Само собой, негромко, вырвалось: 

- ТЫ ПОЖЕЛАЛ МНЕ СЛЕЗ.

Стала еще и еще повторять эту фразу, словно хотела убедить себя в этом. Коля моментально отреагировал на это, по-прежнему не глядя на меня: "Да никаких слез я тебе не желал." Он подал мне сложенный вчетверо новый носовой платок. 

- И ПОДАРИЛ ПЛАТОК.

- промчалось в голове. И дальше:

- ЧТОБЫ ПОЧАЩЕ СЛЕЗЫ

ВЫТИРАЛА.

ВСЕ ГОВОРИЛОСЬ ГРОМКО

И ВСЕРЬЕЗ.

ТЕБЕ МОИХ СТРАДАНИЙ

БЫЛО МАЛО.

А Коля, видимо, вошедший в свою новую роль, продолжал ходить по комнате, встряхивая руками, словно сбрасывая груз. Но, как и прежде, пряча свои глаза. Поняла, что если раньше была необходимой, то теперь стала лишней. Коля заметил мой рассеянный взгляд на афишу над ложем и, не снижая тона, прогремел: "Скоро уберу эту бабушку со стены." Помолчал, наклонил голову на бок и добавил: "Хотя я бабушек люблю."  И с широким жестом в эту сторону дополнил: "Скоро здесь будет другая женщина!" Загадочный рубцовский прием. Где - здесь? На стене? На ложе? В квартире?

Не помню себя, как я вышла из комнаты. Сейчас это состояние передают стихи, которые я написала, придя домой, как продолжение одной мысли: "Ты пожелал мне слез."

И Я ПОШЛА СТАРАЯСЬ

НЕ УПАСТЬ,

НО ШАГ ШАГНУТЬ

И ТО МНЕ БЫЛО ТРУДНО.

ВНЕЗАПНО ДЕНЬ ВЕСЬ

СЪЕЖИЛСЯ, УГАС

И ПАДАЛ ДОЖДЬ

И МЕДЛЕННО, И КРУПНО.

НА ЛЕСТНИЧНОЙ

ПЛОЩАДКЕ ПОСТОЯВ,

ВОШЛА ДОМОЙ, НЕ ВИДЯ

ЛИЦ И СВЕТА...

На следующий день я уехала, в командировку, недолгую, дня на два. Приезжаю, а дома меня с улыбкой встречают: "Тебе телеграмма!"

- Какая телеграмма?

- От Коли. Вчера написал.

Подают обрывок бумажки, где карандашом крупно колиным почерком выведено: "Неля! Приветствуем! Всего доброго!" и ниже подписи: "Мама, Коля" и еще ниже синей пастой, после запятой: "Нина Александровна".
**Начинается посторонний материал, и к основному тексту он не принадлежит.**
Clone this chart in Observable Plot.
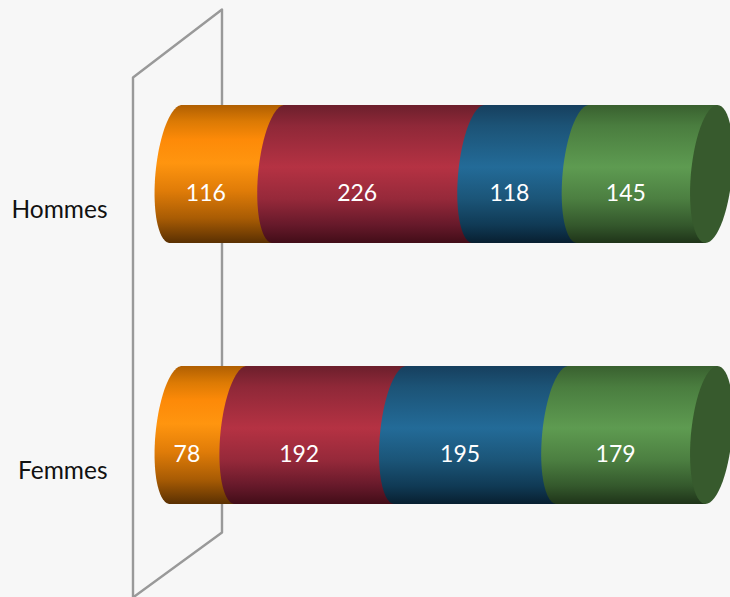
<!DOCTYPE html>
<html>
<head>
<meta charset="utf-8">
<script src="https://cdn.jsdelivr.net/npm/d3@7"></script>
<script src="https://cdn.jsdelivr.net/npm/@observablehq/plot@0.6"></script>
<style>html,body{margin:0;padding:0;background:#f7f7f7;overflow:hidden}svg{display:block}</style>
</head>
<body>
<div id="chart"></div>
<script>
const groups = ["Hommes", "Femmes"];
const series = ["s1", "s2", "s3", "s4"];
const hommes = [116, 226, 118, 145];
const femmes = [78, 192, 195, 179];
const gradients = {
  s1: [[0,"#b05f02"],[.12,"#dc7a04"],[.25,"#fd8a08"],[.42,"#ff950f"],[.62,"#e07c08"],[.82,"#a95c04"],[1,"#5a3002"]],
  s2: [[0,"#6c1f2c"],[.15,"#8f2838"],[.45,"#b53243"],[.68,"#96293a"],[.87,"#66192a"],[1,"#420d18"]],
  s3: [[0,"#163f5e"],[.15,"#1c5376"],[.45,"#236b98"],[.68,"#1b5578"],[.87,"#103a55"],[1,"#081f30"]],
  s4: [[0,"#39602f"],[.15,"#4a7d3f"],[.45,"#5e9b51"],[.68,"#4c7f41"],[.87,"#34582c"],[1,"#1f3419"]]
};
const capColor = "#375a2d";
const wallColor = "#999999";

const rows = groups.flatMap((g, i) =>
  series.map((s, j) => ({group: g, series: s, value: (i === 0 ? hommes : femmes)[j]}))
);

// cylinder cross-section: a sheared ellipse
const rx = 20.6, skew = -6;
function crossSection(cx, y1, y2, t0, t1) {
  const cy = (y1 + y2) / 2, ry = (y2 - y1) / 2, pts = [];
  for (let k = 0; k <= 60; k++) {
    const t = t0 + (t1 - t0) * k / 60;
    pts.push([cx + rx * Math.cos(t) + skew * Math.sin(t), cy + ry * Math.sin(t)]);
  }
  return pts;
}
const line = d3.line();

const defsMark = () => {
  const defs = d3.create("svg:defs");
  for (const s of series) {
    const g = defs.append("linearGradient").attr("id", "grad-" + s)
      .attr("x1", 0).attr("x2", 0).attr("y1", 0).attr("y2", 1);
    for (const [o, c] of gradients[s]) g.append("stop").attr("offset", o).attr("stop-color", c);
  }
  return defs.node();
};

// the 3D back wall of the category axis, placed relative to the scales
const wallMark = (index, {x, y}) => {
  const top = y(groups[0]) - 27.5, drop = 520, backRise = 68, backDrop = 455;
  const xf = x(0) - 43, xb = x(0) + 46;
  return d3.create("svg:path")
    .attr("d", line([[xf, top + drop], [xf, top], [xb, top - backRise], [xb, top + backDrop], [xf, top + drop]]))
    .attr("fill", "none").attr("stroke", wallColor).attr("stroke-width", 2.4).attr("stroke-linejoin", "round").node();
};

const cylinderRender = (index, scales, {x1, x2, y}) => {
  const g = d3.create("svg:g");
  const bw = scales.y.bandwidth();
  for (const i of index) {
    const s = rows[i].series, t = y[i], b = y[i] + bw;
    const left = crossSection(x1[i], t, b, -Math.PI / 2, -3 * Math.PI / 2);
    const path = [...left, [x2[i] + skew, b], [x2[i] - skew, t]];
    g.append("path").attr("d", line(path) + "Z").attr("fill", `url(#grad-${s})`);
    if (s === series[series.length - 1]) {
      g.append("path")
        .attr("d", line(crossSection(x2[i], t, b, 0, 2 * Math.PI)) + "Z")
        .attr("fill", capColor);
    }
  }
  return g.node();
};

const stackOpts = {x: "value", y: "group", z: "series", offset: "normalize", order: null};

const plot = Plot.plot({
  width: 730,
  height: 597,
  marginLeft: 176,
  marginRight: 18.5,
  marginTop: 43,
  marginBottom: 30.5,
  style: {background: "#f7f7f7", fontFamily: "Lato, 'Open Sans', sans-serif", fontWeight: 400, overflow: "hidden"},
  x: {domain: [0, 1], axis: null},
  y: {domain: groups, paddingInner: 0.47, paddingOuter: 0.235, label: null},
  marks: [
    defsMark,
    wallMark,
    Plot.barX(rows, Plot.stackX({...stackOpts, render: cylinderRender})),
    Plot.text(rows, Plot.stackX({...stackOpts, text: "value", fill: "white", fontSize: 23, dx: -22, dy: 19.5})),
    Plot.axisY({tickSize: 0, tickPadding: 69, dy: 35.5, fontSize: 24.5, fill: "#111", label: null})
  ]
});
document.getElementById("chart").append(plot);
</script>
</body>
</html>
- Это он и мне велел подписаться, - поясняет мне тетя, - я и подписалась. Ну, разве не шутник? Да еще какой! Я на своих:

- Он же играл, а вы поверили. За шута его принимали. Не мог же он всерьез такое придумать.

(А может, это было всерьез.)

Мне рассказали, что вначале он настойчиво расспрашивал, куда и насколько я уехала.

- Мы перепугались, вдруг опять следом поедет! Ты же на работе...

Видимо, ему надо было извиниться за свой "концерт", убедить меня, что он по-прежнему со мной. Вот и придумал телеграмму, наказ дал: "Пошлите обязательно. Пусть порадуется!"

Вот таким был Коля Рубцов, гаданный-неразгаданный, таким и остался в моей памяти. Нет, он не желал мне слез. Он желал мне добра. Вспоминаю его строчки:

ЗА ВСЕ ДОБРО

РАСПЛАТИМСЯ ДОБРОМ,

ЗА ВСЮ ЛЮБОВЬ

РАСПЛАТИМСЯ ЛЮБОВЬЮ.

Но почему же он бывает таким грубым (и не только со мной)? Помню, он разъяснял мне свое поведение, связывая его с выпивкой:

- Если я перепью, я бываю просто безумным.

Что было тогда? Перепил? Или действительно, приезжая особа оказала на него действие. Влюбился?! Я вспоминаю его экспромт "Люблю змею..." Успокаиваю себя: "Ну и пусть любит! Если уж змея, то это несерьезно." У меня подошел отпуск. И я принимаю решение - поехать в Молдавию. Надо же Виктору дать ответ. Может, мне с ним остаться: хороший он человек, добрый.